For these reasons, the FCA quashed the TCC decision and returned it for new hearing before a different judge of the TCC.

2.    Excessive interventions by the TCC judge giving rise to a reasonable apprehension of bias.

Considering its decision on the first ground, the FCA needed not to make a determination on Justice Archambault’s level of intervention during the hearing. However, it did make an interesting comment at par. 27 of its reasons:

« Finally, Industrielle Alliance submits that the Judge’s interventions and questions to its witnesses gave rise to a reasonable  apprehension of bias. Suffice it to say that the number of interruptions and questions the Judge put to the witnesses appears to be excessive, even in the context of a party being self-represented and the proceedings being conducted informally […]  For instance,   Industrielle  Alliance contends that the Judge put no  less  than 102  questions to the witness Mr.  Michaud […] »

Considering the FCA’s reluctance from criticizing trial judges’ level of intervention[5], this was, we believe, a clear message to the trial Judge.

[1]   Industrielle Alliance, Assurance et Services Financiers inc. vs. Kassem Mazraani and the Minister of National Revenue, 2017 FCA 80.

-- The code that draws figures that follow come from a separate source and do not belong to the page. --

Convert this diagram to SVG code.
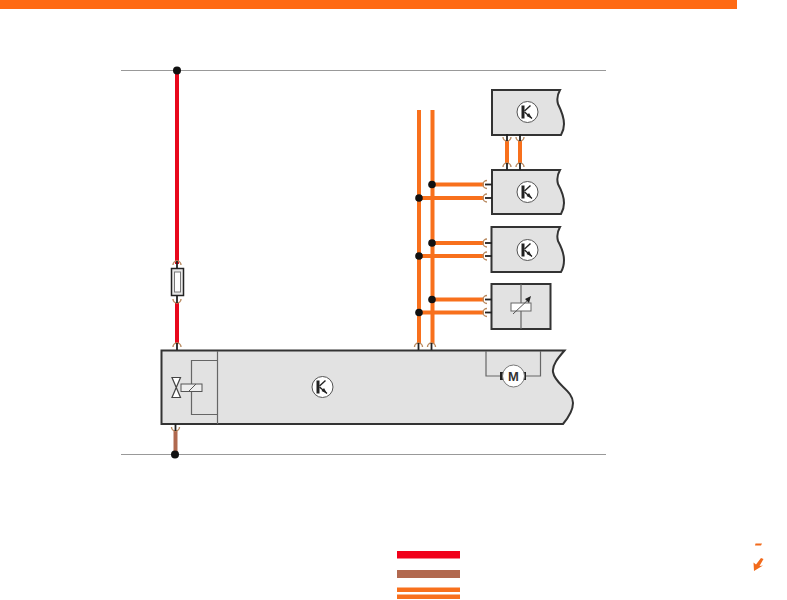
<svg xmlns="http://www.w3.org/2000/svg" xmlns:xlink="http://www.w3.org/1999/xlink" width="787" height="600" viewBox="0 0 787 600">
<style>
.box{fill:#e2e2e2;stroke:#333;stroke-width:2}
.thin{fill:none;stroke:#666;stroke-width:1.2}
.rail{stroke:#999;stroke-width:1.2;fill:none}
.or{stroke:#f8701c;stroke-width:4;fill:none}
.red{stroke:#e8071c;stroke-width:4;fill:none}
.br{stroke:#b0694f;stroke-width:4;fill:none}
.dot{fill:#111}
.arc{fill:none;stroke:#b98a60;stroke-width:1.400}
.stem{stroke:#222;stroke-width:1.800;fill:none}
</style>
<defs>
<g id="tr">
<circle cx="0" cy="0" r="10.5" fill="#fff" stroke="#555" stroke-width="1"/>
<path d="M-4.500-6.500V6.500" stroke="#222" stroke-width="3" fill="none"/>
<path d="M-3-1L3-6.500" stroke="#222" stroke-width="1.400" fill="none"/>
<path d="M-3 0L4.500 6.500" stroke="#222" stroke-width="1.400" fill="none"/>
<path d="M4.500 6.500L-1 4L1.500 1Z" fill="#222"/>
</g>
<g id="pinV"><path class="arc" d="M-4 1A4 4 0 0 1 4 1"/><path class="stem" d="M0-3V4"/></g>
<g id="pinVd"><path class="arc" d="M-4-1A4 4 0 0 0 4-1"/><path class="stem" d="M0-4V3"/></g>
<g id="pinH"><path class="arc" d="M1-4A4 4 0 0 0 1 4"/><path class="stem" d="M-1 0H6"/></g>
</defs>
<rect id="top-bar" x="0" y="0" width="737" height="9" fill="#ff6a13"/>
<g id="connectors">
<path class="rail" d="M121 70.500H606M121 454.500H606"/>
<path class="red" d="M177 71V264M177 303V344"/>
<path class="br" d="M175.500 430V454"/>
<path class="or" d="M419 110V344M432.500 110V344"/>
<path class="or" d="M507 141V163M520 141V163"/>
<path class="or" d="M432 184.500H484M419 198H484M432 243H484M419 256H484M432 299.500H484M419 312.500H484"/>
<circle class="dot" cx="177" cy="70.500" r="4"/>
<circle class="dot" cx="175" cy="454.500" r="4"/>
<g class="dot">
<circle cx="432" cy="184.500" r="3.800"/><circle cx="419" cy="198" r="3.800"/>
<circle cx="432" cy="243" r="3.800"/><circle cx="419" cy="256" r="3.800"/>
<circle cx="432" cy="299.500" r="3.800"/><circle cx="419" cy="312.500" r="3.800"/>
</g>
</g>
<g id="fuse">
<use xlink:href="#pinV" x="177" y="264"/>
<use xlink:href="#pinVd" x="177" y="300"/>
<rect x="171.500" y="268.500" width="12" height="27" fill="#e8e8e8" stroke="#222" stroke-width="1.500"/>
<rect x="174.500" y="272" width="6" height="20" fill="#fff" stroke="#777" stroke-width="1"/>
</g>
<g id="module-1">
<path class="box" d="M492 90H560Q556 97 558 104Q564 116 564 124Q564 130 561 135H492Z"/>
<use xlink:href="#tr" x="527.500" y="112"/>
<use xlink:href="#pinVd" x="507" y="138"/><use xlink:href="#pinVd" x="520" y="138"/>
</g>
<g id="module-2">
<path class="box" d="M492 170H560Q556 177 558 184Q564 195 564 203Q564 209 561 214H492Z"/>
<use xlink:href="#tr" x="527.500" y="192"/>
<use xlink:href="#pinV" x="507" y="166"/><use xlink:href="#pinV" x="520" y="166"/>
<use xlink:href="#pinH" x="486" y="184.500"/><use xlink:href="#pinH" x="486" y="198"/>
</g>
<g id="module-3">
<path class="box" d="M491.500 227H560Q556 234 558 241Q564 252 564 260Q564 267 561 272H491.500Z"/>
<use xlink:href="#tr" x="527.500" y="250"/>
<use xlink:href="#pinH" x="486" y="243"/><use xlink:href="#pinH" x="486" y="256"/>
</g>
<g id="sensor">
<rect class="box" x="491.500" y="284" width="59" height="45"/>
<path class="thin" d="M521 284V329"/>
<rect x="511" y="303" width="20" height="8" fill="#fff" stroke="#666" stroke-width="1"/>
<path d="M513 314L530 298" stroke="#555" stroke-width="1" fill="none"/>
<path d="M531 296L525 299L529 303Z" fill="#222"/>
<use xlink:href="#pinH" x="486" y="299.500"/><use xlink:href="#pinH" x="486" y="312.500"/>
</g>
<g id="control-unit">
<path class="box" d="M161.500 350.500H564.500C558 358 552 365 553 372C555 385 573 390 573 403C573 411 568 418 563 424H161.500Z"/>
<path class="thin" d="M217.500 351V424M217 360.500H191.500V414.500H217"/>
<rect x="181" y="384" width="21" height="7.500" fill="#eee" stroke="#555" stroke-width="1"/>
<path d="M188 392L196 384" stroke="#555" stroke-width="1" fill="none"/>
<path d="M172 377.500H180.500L172 397.500H180.500Z" fill="#fff" stroke="#444" stroke-width="1.200"/>
<use xlink:href="#tr" x="322.500" y="387"/>
<path class="thin" d="M486 351V376H540.500V351"/>
<rect x="500" y="372" width="26" height="8" fill="#222"/>
<circle cx="513.500" cy="376" r="11" fill="#fff" stroke="#777" stroke-width="1"/>
<text x="513.500" y="381" font-family="Liberation Sans, sans-serif" font-weight="700" font-size="13" text-anchor="middle" fill="#333">M</text>
<use xlink:href="#pinV" x="177" y="346"/>
<use xlink:href="#pinV" x="418.500" y="346"/><use xlink:href="#pinV" x="431.500" y="346"/>
<use xlink:href="#pinVd" x="175.500" y="428"/>
</g>
<g id="legend">
<rect x="397" y="551" width="63" height="7.500" fill="#f1001a"/>
<rect x="397" y="570" width="63" height="8" fill="#b2694f"/>
<rect x="397" y="587.500" width="63" height="4.500" fill="#f8701c"/>
<rect x="397" y="594.500" width="63" height="4.500" fill="#f8701c"/>
</g>
<g id="corner-mark" fill="#f26a1b">
<path d="M755.500 543.500H762L761 545.500H755Z"/>
<path d="M761 558L763.500 559L759.500 566L763 565.500L754 571L753.500 562.500L756 564.500Z"/>
</g>
</svg>
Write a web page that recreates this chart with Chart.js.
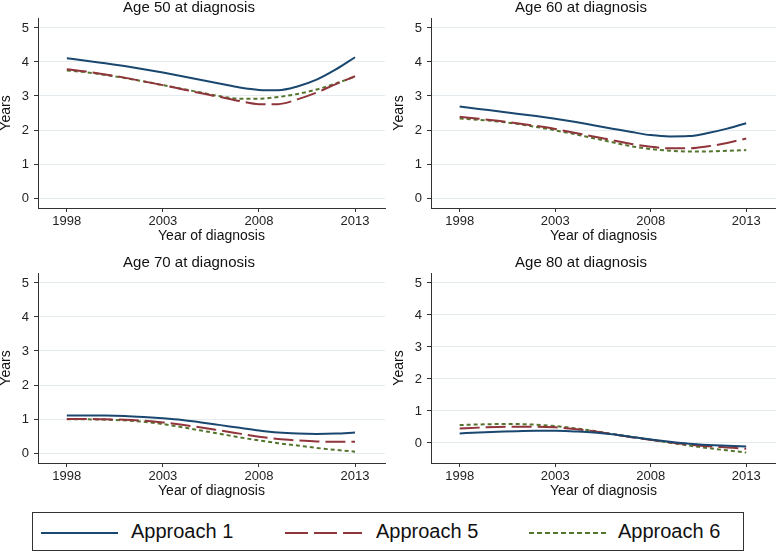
<!DOCTYPE html>
<html>
<head>
<meta charset="utf-8">
<script src="https://cdn.jsdelivr.net/npm/chart.js@4.4.1/dist/chart.umd.min.js"></script>
<style>
body{margin:0;background:#fff;width:776px;height:551px;overflow:hidden;position:relative;font-family:"Liberation Sans",Arial,sans-serif}
canvas{position:absolute}
#legend{position:absolute;left:32px;top:512px;width:712px;height:39px;border:1px solid #333;box-sizing:border-box}
#legend .sw{position:absolute;top:18px}
#legend .lab{position:absolute;top:7px;font-size:20px;line-height:22px;color:#111;white-space:nowrap}
</style>
</head>
<body>
<canvas id="p50" width="393" height="255" style="left:-7px;top:0"></canvas>
<canvas id="p60" width="390" height="255" style="left:386px;top:0"></canvas>
<canvas id="p70" width="393" height="255" style="left:-7px;top:255px"></canvas>
<canvas id="p80" width="390" height="255" style="left:386px;top:255px"></canvas>
<div id="legend"></div>
<script>
// years on the x axis, and the ticks shown
const years = [1998,1999,2000,2001,2002,2003,2004,2005,2006,2007,2008,2009,2010,2011,2012,2013];
const xTicks = [1998,2003,2008,2013];
const yTicks = [0,1,2,3,4,5];
const seriesNames = ['Approach 1','Approach 5','Approach 6'];

// Age 50
const age50_a1 = [4.11,4.04,3.96,3.88,3.79,3.69,3.58,3.47,3.36,3.25,3.18,3.17,3.28,3.48,3.78,4.14];
const age50_a5 = [3.79,3.72,3.63,3.54,3.43,3.32,3.20,3.08,2.97,2.85,2.76,2.76,2.90,3.10,3.35,3.58];
const age50_a6 = [3.75,3.70,3.62,3.53,3.43,3.32,3.21,3.10,2.99,2.92,2.92,2.97,3.06,3.19,3.37,3.57];
// Age 60
const age60_a1 = [2.69,2.62,2.55,2.48,2.41,2.33,2.24,2.14,2.04,1.94,1.85,1.81,1.82,1.91,2.04,2.20];
const age60_a5 = [2.39,2.33,2.27,2.20,2.12,2.03,1.92,1.81,1.70,1.59,1.51,1.46,1.46,1.52,1.62,1.75];
const age60_a6 = [2.34,2.30,2.25,2.18,2.09,1.99,1.88,1.76,1.64,1.52,1.44,1.39,1.37,1.37,1.39,1.41];
// Age 70
const age70_a1 = [1.10,1.10,1.10,1.09,1.06,1.02,0.97,0.90,0.82,0.74,0.66,0.60,0.57,0.56,0.57,0.60];
const age70_a5 = [1.00,1.00,0.99,0.98,0.95,0.90,0.83,0.75,0.66,0.57,0.48,0.41,0.37,0.34,0.33,0.33];
const age70_a6 = [0.99,0.99,0.98,0.96,0.92,0.85,0.76,0.66,0.56,0.46,0.37,0.29,0.22,0.15,0.09,0.04];
// Age 80
const age80_a1 = [0.30,0.33,0.35,0.37,0.38,0.38,0.36,0.33,0.27,0.19,0.11,0.04,-0.02,-0.06,-0.09,-0.11];
const age80_a5 = [0.45,0.48,0.50,0.51,0.51,0.49,0.44,0.37,0.28,0.18,0.10,0.02,-0.05,-0.10,-0.14,-0.18];
const age80_a6 = [0.56,0.58,0.59,0.59,0.57,0.53,0.46,0.38,0.28,0.19,0.10,0.01,-0.08,-0.16,-0.23,-0.30];

const colors = ['#1a476f','#90353b','#55752f'];
const dashes = [[],[20,6],[4,3]];

Chart.defaults.font.family = '"Liberation Sans", Arial, sans-serif';

function makePanel(id, title, series, yMin, yMax, padRight) {
  const datasets = series.map((vals, i) => ({
    label: seriesNames[i],
    data: years.map((y, k) => ({x: y, y: vals[k]})),
    borderColor: colors[i],
    borderDash: dashes[i],
    borderWidth: 2,
    pointRadius: 0,
    fill: false,
    cubicInterpolationMode: 'monotone'
  }));
  return new Chart(document.getElementById(id), {
    type: 'line',
    data: {datasets: datasets},
    options: {
      responsive: false,
      animation: false,
      layout: {padding: {right: padRight}},
      plugins: {
        legend: {display: false},
        tooltip: {enabled: false},
        title: {
          display: true, text: title, color: '#111',
          font: {size: 15, weight: 'normal', lineHeight: 1},
          padding: {top: 0, bottom: 3}
        }
      },
      scales: {
        x: {
          type: 'linear', min: 1996.5, max: 2014.56,
          afterBuildTicks: s => { s.ticks = xTicks.map(v => ({value: v})); },
          afterFit: s => { s.height = 47; },
          grid: {drawOnChartArea: false, tickLength: 4, tickColor: '#333'},
          border: {color: '#333'},
          ticks: {color: '#222', font: {size: 13}, padding: 2, maxRotation: 0, callback: v => String(v)},
          title: {display: true, text: 'Year of diagnosis', color: '#111', font: {size: 14, lineHeight: 1}, padding: {top: 0, bottom: 12}}
        },
        y: {
          min: yMin, max: yMax,
          afterBuildTicks: s => { s.ticks = yTicks.map(v => ({value: v})); },
          afterFit: s => { s.width = 45; },
          grid: {color: '#e4ecef', tickColor: '#333', tickLength: 4},
          border: {color: '#333'},
          ticks: {color: '#222', font: {size: 13}, padding: 5, callback: v => String(v)},
          title: {display: true, text: 'Years', color: '#111', font: {size: 14, lineHeight: 1}, padding: {top: 6, bottom: 0}}
        }
      }
    }
  });
}

makePanel('p50', 'Age 50 at diagnosis', [age50_a1, age50_a5, age50_a6], -0.294, 5.294, 1);
makePanel('p60', 'Age 60 at diagnosis', [age60_a1, age60_a5, age60_a6], -0.294, 5.294, 0);
makePanel('p70', 'Age 70 at diagnosis', [age70_a1, age70_a5, age70_a6], -0.294, 5.294, 1);
makePanel('p80', 'Age 80 at diagnosis', [age80_a1, age80_a5, age80_a6], -0.625, 5.31, 0);

// legend
const legend = document.getElementById('legend');
const swX = [8, 252, 496];
const labX = [98, 343, 585];
seriesNames.forEach((name, i) => {
  const sw = document.createElementNS('http://www.w3.org/2000/svg', 'svg');
  sw.setAttribute('class', 'sw');
  sw.setAttribute('width', '77');
  sw.setAttribute('height', '4');
  sw.style.left = swX[i] + 'px';
  const ln = document.createElementNS('http://www.w3.org/2000/svg', 'line');
  ln.setAttribute('x1', 0); ln.setAttribute('x2', 77);
  ln.setAttribute('y1', 2); ln.setAttribute('y2', 2);
  ln.setAttribute('stroke', colors[i]);
  ln.setAttribute('stroke-width', 2);
  if (dashes[i].length) ln.setAttribute('stroke-dasharray', i === 1 ? '23 6' : '5 3');
  sw.appendChild(ln);
  legend.appendChild(sw);
  const lab = document.createElement('span');
  lab.className = 'lab';
  lab.style.left = labX[i] + 'px';
  lab.textContent = name;
  legend.appendChild(lab);
});
</script>
</body>
</html>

[2]   Kassem Mazraani was self-represented both in Tax Court and Federal Court of Appeal.

[3]   Considering its decision on the first ground, the Federal Court of Appeal did not make determinations on the two other grounds, save for its comments on ground #2, discussed below.

[4]   Part I of the Constitution Act, 1982.

[5]   See for example NCJ Educational Services Limited v. Canada (National Revenue), 2009 CAF 131, involving the appeal of a Tax Court decision from the same Judge.